**EXTRACTED INFORMATION**
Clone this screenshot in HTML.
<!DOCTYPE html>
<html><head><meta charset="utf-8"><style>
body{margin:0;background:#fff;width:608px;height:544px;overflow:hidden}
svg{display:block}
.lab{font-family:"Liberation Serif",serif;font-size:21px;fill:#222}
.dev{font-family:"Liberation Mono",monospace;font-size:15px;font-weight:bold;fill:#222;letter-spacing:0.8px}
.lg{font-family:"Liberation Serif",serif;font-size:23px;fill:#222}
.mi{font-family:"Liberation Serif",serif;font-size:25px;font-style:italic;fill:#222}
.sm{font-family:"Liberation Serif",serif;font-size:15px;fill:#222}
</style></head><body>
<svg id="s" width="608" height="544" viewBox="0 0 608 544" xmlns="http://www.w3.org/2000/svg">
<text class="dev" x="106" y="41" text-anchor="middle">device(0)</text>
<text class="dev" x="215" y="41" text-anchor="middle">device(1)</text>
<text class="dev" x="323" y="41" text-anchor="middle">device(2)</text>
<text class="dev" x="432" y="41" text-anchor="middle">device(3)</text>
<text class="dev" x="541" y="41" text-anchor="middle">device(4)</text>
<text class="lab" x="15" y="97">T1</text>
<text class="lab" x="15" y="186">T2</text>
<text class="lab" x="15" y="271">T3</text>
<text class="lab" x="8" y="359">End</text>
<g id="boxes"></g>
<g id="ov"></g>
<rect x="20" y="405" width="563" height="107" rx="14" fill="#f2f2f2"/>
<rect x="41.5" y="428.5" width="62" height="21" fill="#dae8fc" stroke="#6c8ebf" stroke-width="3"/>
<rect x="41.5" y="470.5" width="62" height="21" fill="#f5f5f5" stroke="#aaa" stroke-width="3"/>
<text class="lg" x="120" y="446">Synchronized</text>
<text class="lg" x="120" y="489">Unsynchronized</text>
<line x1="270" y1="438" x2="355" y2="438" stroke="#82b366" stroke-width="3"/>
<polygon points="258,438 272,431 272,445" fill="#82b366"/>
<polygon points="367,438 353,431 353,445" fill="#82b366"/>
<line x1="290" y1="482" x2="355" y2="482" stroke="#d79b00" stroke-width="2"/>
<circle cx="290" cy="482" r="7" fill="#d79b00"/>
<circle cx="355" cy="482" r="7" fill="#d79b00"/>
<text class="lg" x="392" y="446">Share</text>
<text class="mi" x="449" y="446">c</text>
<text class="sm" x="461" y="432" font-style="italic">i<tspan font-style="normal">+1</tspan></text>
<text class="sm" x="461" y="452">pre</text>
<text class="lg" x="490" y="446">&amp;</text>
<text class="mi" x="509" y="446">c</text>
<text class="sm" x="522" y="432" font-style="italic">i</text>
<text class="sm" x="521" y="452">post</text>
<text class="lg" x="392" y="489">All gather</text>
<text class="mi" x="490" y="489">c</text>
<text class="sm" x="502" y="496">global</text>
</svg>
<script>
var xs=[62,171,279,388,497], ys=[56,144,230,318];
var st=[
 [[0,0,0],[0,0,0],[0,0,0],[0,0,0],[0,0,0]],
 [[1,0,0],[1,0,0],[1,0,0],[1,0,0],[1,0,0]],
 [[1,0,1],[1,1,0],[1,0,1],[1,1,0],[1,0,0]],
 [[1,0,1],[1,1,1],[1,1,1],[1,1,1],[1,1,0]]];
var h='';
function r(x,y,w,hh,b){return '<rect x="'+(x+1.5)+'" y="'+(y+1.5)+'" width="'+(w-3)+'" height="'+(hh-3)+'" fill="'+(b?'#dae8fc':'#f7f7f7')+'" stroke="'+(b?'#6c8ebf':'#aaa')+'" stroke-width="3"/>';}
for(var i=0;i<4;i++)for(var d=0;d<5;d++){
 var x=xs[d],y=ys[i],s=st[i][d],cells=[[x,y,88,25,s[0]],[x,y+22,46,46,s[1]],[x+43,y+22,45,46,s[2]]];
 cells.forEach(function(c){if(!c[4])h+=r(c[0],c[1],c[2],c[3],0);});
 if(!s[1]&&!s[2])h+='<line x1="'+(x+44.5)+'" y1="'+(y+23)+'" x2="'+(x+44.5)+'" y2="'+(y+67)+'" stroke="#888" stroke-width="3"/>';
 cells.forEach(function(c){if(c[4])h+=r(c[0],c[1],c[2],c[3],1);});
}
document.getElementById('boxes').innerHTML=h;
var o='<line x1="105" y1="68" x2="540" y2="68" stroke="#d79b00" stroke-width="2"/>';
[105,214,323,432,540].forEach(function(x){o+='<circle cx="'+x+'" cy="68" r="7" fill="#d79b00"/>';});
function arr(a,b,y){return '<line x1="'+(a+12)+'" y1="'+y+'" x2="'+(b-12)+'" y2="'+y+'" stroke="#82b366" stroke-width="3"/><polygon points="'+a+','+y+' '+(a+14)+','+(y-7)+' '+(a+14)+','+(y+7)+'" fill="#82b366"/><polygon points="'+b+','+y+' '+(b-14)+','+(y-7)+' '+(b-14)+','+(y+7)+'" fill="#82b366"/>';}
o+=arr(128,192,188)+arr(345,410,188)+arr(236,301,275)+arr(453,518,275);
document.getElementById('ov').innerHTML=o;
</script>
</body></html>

--

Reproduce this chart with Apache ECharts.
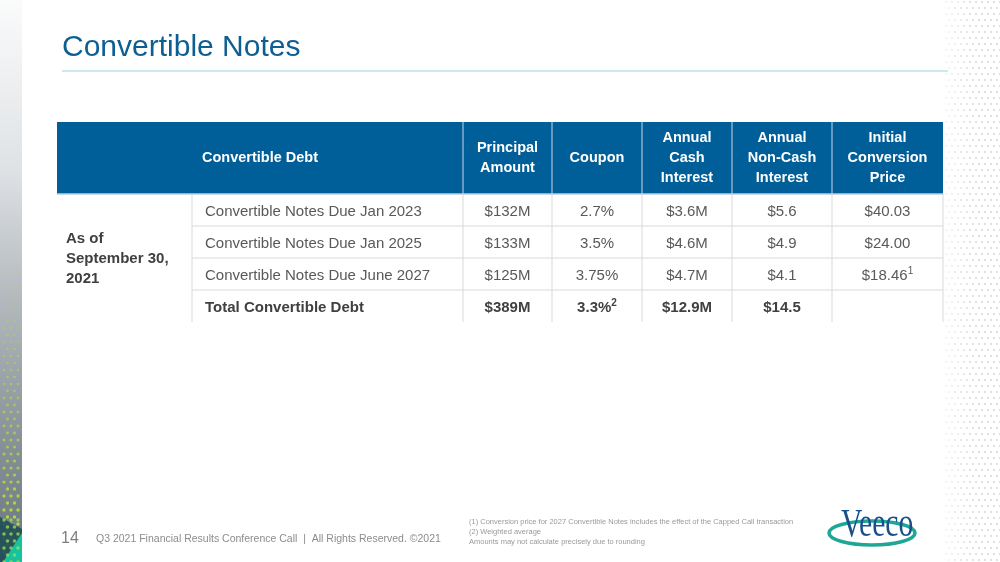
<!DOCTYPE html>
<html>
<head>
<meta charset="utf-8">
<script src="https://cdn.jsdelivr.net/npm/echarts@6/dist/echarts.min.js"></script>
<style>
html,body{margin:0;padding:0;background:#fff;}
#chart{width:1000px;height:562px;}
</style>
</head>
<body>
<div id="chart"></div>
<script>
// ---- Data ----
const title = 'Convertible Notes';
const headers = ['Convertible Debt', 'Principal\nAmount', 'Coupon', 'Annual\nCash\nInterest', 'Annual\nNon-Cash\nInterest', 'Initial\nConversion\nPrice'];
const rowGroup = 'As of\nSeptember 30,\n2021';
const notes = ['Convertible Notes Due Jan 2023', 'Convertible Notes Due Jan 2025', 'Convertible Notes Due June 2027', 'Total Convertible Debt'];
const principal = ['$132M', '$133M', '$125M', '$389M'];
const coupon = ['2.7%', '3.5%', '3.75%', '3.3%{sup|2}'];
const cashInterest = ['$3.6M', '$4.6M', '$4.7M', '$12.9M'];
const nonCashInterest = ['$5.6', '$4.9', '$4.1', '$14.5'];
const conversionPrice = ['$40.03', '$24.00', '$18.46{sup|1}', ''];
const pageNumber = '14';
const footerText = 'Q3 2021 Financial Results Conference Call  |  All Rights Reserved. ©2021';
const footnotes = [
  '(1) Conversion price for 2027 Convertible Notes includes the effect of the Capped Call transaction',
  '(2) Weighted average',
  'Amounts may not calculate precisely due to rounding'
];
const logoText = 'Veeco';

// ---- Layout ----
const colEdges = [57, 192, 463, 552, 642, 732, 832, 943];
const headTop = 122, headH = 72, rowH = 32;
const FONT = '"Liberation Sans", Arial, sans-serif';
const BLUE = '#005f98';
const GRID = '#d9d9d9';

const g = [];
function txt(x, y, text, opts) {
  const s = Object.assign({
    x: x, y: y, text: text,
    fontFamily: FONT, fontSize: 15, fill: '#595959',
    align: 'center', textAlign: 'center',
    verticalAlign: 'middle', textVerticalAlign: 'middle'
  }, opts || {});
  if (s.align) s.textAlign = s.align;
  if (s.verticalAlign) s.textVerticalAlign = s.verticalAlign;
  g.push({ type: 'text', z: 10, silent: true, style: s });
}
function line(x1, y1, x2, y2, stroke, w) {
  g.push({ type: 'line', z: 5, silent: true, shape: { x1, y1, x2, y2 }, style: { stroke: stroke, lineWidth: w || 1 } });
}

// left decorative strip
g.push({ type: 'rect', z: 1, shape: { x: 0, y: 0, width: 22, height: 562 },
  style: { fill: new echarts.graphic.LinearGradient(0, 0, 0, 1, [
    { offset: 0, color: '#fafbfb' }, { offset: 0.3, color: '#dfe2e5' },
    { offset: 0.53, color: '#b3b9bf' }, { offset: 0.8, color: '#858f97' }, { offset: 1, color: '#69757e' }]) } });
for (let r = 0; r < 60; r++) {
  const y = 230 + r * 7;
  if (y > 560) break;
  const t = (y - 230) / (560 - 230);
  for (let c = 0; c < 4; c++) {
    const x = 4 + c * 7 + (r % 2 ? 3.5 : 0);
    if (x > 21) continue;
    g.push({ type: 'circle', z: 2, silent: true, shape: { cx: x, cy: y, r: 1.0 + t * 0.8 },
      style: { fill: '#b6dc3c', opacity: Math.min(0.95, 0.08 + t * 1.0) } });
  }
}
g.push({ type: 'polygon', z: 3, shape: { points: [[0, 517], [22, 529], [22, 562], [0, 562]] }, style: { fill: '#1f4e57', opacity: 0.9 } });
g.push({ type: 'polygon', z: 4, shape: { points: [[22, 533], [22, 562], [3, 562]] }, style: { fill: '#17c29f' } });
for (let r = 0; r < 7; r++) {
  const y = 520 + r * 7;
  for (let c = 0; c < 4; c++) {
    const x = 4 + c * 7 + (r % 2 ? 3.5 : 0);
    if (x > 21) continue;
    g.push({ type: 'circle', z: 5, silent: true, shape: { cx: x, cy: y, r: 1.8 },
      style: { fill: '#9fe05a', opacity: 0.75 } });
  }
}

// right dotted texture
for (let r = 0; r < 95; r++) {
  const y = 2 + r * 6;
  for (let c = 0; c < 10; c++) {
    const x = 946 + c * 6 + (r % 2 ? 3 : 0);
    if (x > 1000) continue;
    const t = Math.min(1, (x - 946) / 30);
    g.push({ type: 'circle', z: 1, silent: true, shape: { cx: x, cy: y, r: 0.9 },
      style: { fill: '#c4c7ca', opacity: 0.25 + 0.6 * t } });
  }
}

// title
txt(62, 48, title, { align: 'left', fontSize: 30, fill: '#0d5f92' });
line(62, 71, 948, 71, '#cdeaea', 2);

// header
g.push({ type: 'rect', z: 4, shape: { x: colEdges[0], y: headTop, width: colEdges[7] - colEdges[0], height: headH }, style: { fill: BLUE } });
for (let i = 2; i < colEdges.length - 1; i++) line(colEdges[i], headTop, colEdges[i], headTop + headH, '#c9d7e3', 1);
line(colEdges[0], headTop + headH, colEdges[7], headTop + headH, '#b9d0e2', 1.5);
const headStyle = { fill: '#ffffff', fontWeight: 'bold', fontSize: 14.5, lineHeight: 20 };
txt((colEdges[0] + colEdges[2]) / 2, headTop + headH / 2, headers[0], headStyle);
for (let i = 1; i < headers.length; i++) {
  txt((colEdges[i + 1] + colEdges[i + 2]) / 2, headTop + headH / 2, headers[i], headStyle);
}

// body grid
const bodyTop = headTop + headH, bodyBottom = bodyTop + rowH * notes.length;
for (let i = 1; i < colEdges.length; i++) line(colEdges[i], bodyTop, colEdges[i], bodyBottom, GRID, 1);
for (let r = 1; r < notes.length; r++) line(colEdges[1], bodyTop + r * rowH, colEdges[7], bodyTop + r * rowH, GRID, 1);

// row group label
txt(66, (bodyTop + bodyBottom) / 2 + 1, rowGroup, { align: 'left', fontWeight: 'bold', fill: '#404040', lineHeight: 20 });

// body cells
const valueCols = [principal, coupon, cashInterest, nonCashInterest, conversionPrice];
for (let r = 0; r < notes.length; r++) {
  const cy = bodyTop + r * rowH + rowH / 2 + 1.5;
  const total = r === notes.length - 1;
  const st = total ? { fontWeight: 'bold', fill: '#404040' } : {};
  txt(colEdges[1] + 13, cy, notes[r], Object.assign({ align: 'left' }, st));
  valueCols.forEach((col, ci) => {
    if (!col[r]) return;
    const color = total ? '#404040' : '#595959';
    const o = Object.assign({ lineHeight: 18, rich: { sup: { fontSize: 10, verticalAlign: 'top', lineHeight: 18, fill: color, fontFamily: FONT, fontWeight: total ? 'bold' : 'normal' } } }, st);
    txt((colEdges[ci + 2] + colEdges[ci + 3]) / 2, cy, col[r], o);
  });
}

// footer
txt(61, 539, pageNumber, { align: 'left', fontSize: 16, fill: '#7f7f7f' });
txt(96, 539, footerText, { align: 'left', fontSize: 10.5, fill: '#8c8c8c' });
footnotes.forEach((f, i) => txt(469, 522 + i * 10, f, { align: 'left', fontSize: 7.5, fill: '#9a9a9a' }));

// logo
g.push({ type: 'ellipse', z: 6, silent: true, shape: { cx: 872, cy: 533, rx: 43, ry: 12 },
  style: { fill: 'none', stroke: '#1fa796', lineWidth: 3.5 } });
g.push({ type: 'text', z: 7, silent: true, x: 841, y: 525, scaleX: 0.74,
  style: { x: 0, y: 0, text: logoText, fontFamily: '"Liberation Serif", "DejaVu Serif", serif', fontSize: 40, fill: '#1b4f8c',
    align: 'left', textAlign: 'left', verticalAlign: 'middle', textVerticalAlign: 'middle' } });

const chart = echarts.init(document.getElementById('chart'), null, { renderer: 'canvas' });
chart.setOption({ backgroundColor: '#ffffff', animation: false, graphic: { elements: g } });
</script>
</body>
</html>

==

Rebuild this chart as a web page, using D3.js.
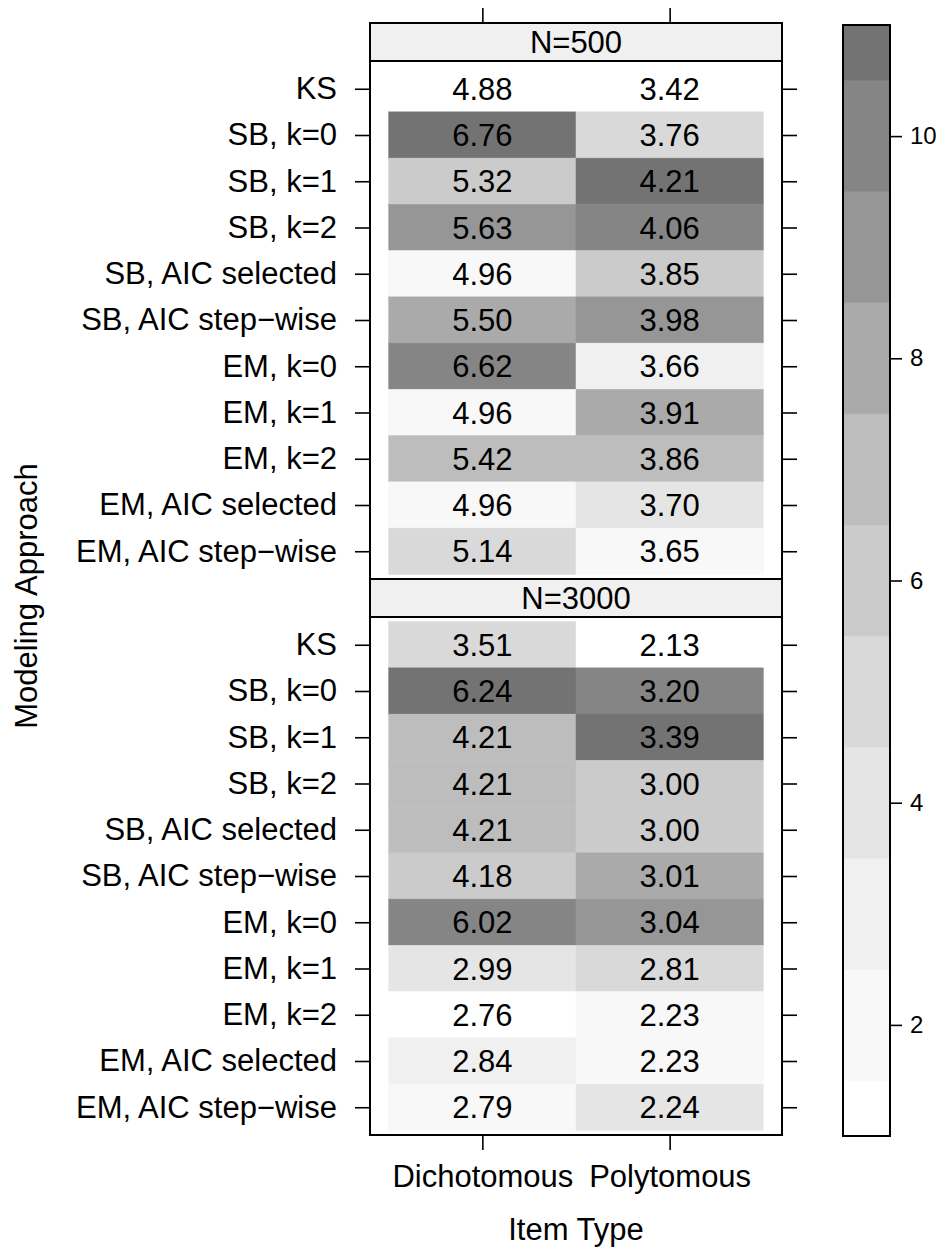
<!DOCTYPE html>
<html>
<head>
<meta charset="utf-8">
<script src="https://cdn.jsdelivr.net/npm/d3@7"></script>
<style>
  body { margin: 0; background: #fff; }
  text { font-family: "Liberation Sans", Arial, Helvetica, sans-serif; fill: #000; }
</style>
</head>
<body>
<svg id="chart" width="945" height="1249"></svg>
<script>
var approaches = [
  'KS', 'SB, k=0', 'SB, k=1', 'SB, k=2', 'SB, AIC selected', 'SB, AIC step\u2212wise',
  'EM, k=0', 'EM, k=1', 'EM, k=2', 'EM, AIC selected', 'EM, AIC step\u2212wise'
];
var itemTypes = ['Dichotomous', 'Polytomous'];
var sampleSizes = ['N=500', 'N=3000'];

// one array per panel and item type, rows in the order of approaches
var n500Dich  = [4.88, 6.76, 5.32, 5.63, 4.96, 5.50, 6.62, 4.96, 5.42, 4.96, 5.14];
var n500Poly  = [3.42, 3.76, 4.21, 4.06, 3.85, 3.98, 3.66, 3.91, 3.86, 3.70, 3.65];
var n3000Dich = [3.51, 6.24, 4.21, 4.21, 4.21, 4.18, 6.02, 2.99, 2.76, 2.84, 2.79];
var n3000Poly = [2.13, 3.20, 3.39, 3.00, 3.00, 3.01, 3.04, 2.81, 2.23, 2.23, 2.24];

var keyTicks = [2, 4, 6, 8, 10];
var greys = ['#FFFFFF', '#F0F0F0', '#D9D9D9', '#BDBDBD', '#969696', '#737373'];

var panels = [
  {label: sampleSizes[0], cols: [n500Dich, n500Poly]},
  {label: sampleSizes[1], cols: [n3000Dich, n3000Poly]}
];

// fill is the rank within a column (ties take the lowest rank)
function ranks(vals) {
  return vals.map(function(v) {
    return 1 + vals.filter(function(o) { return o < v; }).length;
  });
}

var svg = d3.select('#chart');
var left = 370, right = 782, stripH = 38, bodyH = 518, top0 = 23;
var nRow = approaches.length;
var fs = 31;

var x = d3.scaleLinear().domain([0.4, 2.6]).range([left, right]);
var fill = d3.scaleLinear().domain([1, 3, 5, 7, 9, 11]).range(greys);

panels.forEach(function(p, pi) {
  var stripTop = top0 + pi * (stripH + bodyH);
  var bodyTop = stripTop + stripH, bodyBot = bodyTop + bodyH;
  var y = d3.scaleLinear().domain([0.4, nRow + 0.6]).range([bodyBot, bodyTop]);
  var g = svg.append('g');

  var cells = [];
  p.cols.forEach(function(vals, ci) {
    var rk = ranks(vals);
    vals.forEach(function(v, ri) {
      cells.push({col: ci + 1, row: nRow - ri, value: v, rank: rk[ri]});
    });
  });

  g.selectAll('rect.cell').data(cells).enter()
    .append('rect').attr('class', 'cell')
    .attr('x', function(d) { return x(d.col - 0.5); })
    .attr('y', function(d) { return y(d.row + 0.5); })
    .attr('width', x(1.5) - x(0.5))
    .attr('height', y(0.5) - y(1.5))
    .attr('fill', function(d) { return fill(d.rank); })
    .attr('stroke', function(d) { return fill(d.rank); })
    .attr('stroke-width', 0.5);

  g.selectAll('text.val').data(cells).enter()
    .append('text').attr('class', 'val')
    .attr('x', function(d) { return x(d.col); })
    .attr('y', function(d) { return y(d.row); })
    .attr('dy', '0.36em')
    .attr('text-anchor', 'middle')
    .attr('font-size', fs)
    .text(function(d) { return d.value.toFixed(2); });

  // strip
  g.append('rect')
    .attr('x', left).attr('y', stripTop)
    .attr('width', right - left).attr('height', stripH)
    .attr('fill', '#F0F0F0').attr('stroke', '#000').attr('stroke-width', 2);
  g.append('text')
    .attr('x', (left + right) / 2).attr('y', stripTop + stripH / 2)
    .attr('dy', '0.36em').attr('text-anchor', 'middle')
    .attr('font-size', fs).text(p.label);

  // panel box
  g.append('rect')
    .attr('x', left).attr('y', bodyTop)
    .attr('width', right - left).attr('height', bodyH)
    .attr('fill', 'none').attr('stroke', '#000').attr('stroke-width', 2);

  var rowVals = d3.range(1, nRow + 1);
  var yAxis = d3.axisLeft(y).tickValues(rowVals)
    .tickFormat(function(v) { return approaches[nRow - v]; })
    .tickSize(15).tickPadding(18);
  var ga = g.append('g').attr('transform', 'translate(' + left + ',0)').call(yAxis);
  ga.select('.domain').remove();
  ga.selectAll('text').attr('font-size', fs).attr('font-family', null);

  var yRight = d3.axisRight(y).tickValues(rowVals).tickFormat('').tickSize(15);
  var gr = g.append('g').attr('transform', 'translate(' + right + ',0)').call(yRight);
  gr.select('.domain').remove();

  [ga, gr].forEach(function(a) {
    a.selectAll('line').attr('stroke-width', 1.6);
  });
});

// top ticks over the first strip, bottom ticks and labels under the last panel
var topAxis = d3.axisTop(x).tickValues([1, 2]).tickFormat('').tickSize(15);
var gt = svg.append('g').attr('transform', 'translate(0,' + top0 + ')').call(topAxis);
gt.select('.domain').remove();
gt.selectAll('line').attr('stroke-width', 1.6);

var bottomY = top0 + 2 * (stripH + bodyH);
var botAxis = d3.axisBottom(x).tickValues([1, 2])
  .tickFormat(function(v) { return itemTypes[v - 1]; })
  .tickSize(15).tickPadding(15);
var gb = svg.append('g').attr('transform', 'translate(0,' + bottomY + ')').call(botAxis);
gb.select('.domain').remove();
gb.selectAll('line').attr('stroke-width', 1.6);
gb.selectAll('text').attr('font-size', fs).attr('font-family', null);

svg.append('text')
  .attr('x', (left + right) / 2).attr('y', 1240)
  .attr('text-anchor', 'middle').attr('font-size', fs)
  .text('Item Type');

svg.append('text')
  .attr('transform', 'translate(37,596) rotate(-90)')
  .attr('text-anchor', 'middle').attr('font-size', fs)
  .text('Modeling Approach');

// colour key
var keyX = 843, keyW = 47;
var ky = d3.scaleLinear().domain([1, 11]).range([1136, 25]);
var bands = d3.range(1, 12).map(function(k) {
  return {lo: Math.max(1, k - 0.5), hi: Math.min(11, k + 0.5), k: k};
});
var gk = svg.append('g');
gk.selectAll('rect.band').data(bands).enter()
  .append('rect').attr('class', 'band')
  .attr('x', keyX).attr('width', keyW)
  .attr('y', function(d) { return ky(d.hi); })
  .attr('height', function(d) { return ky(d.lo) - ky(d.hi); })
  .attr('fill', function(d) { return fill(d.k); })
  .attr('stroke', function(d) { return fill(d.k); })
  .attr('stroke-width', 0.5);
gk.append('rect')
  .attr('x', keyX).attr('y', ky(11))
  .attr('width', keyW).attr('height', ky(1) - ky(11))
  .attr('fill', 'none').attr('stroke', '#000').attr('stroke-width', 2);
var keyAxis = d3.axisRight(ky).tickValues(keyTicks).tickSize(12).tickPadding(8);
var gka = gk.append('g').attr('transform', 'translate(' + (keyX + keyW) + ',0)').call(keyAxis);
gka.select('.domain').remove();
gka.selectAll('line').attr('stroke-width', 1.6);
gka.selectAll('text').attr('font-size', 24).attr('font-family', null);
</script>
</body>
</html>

**WHAT IS NEEDED**
Restate word for word the lines that begin at the one with "Reproduce this chart with Apache ECharts." and end at the one with "const GRID = '#d9d9d9';", including both, and leave every picture aside.

**SOLUTION BELOW**
Reproduce this chart with Apache ECharts.
<!DOCTYPE html>
<html>
<head>
<meta charset="utf-8">
<script src="https://cdn.jsdelivr.net/npm/echarts@6/dist/echarts.min.js"></script>
<style>
html,body{margin:0;padding:0;background:#fff;}
#chart{width:1000px;height:562px;}
</style>
</head>
<body>
<div id="chart"></div>
<script>
// ---- Data ----
const title = 'Convertible Notes';
const headers = ['Convertible Debt', 'Principal\nAmount', 'Coupon', 'Annual\nCash\nInterest', 'Annual\nNon-Cash\nInterest', 'Initial\nConversion\nPrice'];
const rowGroup = 'As of\nSeptember 30,\n2021';
const notes = ['Convertible Notes Due Jan 2023', 'Convertible Notes Due Jan 2025', 'Convertible Notes Due June 2027', 'Total Convertible Debt'];
const principal = ['$132M', '$133M', '$125M', '$389M'];
const coupon = ['2.7%', '3.5%', '3.75%', '3.3%{sup|2}'];
const cashInterest = ['$3.6M', '$4.6M', '$4.7M', '$12.9M'];
const nonCashInterest = ['$5.6', '$4.9', '$4.1', '$14.5'];
const conversionPrice = ['$40.03', '$24.00', '$18.46{sup|1}', ''];
const pageNumber = '14';
const footerText = 'Q3 2021 Financial Results Conference Call  |  All Rights Reserved. ©2021';
const footnotes = [
  '(1) Conversion price for 2027 Convertible Notes includes the effect of the Capped Call transaction',
  '(2) Weighted average',
  'Amounts may not calculate precisely due to rounding'
];
const logoText = 'Veeco';

// ---- Layout ----
const colEdges = [57, 192, 463, 552, 642, 732, 832, 943];
const headTop = 122, headH = 72, rowH = 32;
const FONT = '"Liberation Sans", Arial, sans-serif';
const BLUE = '#005f98';
const GRID = '#d9d9d9';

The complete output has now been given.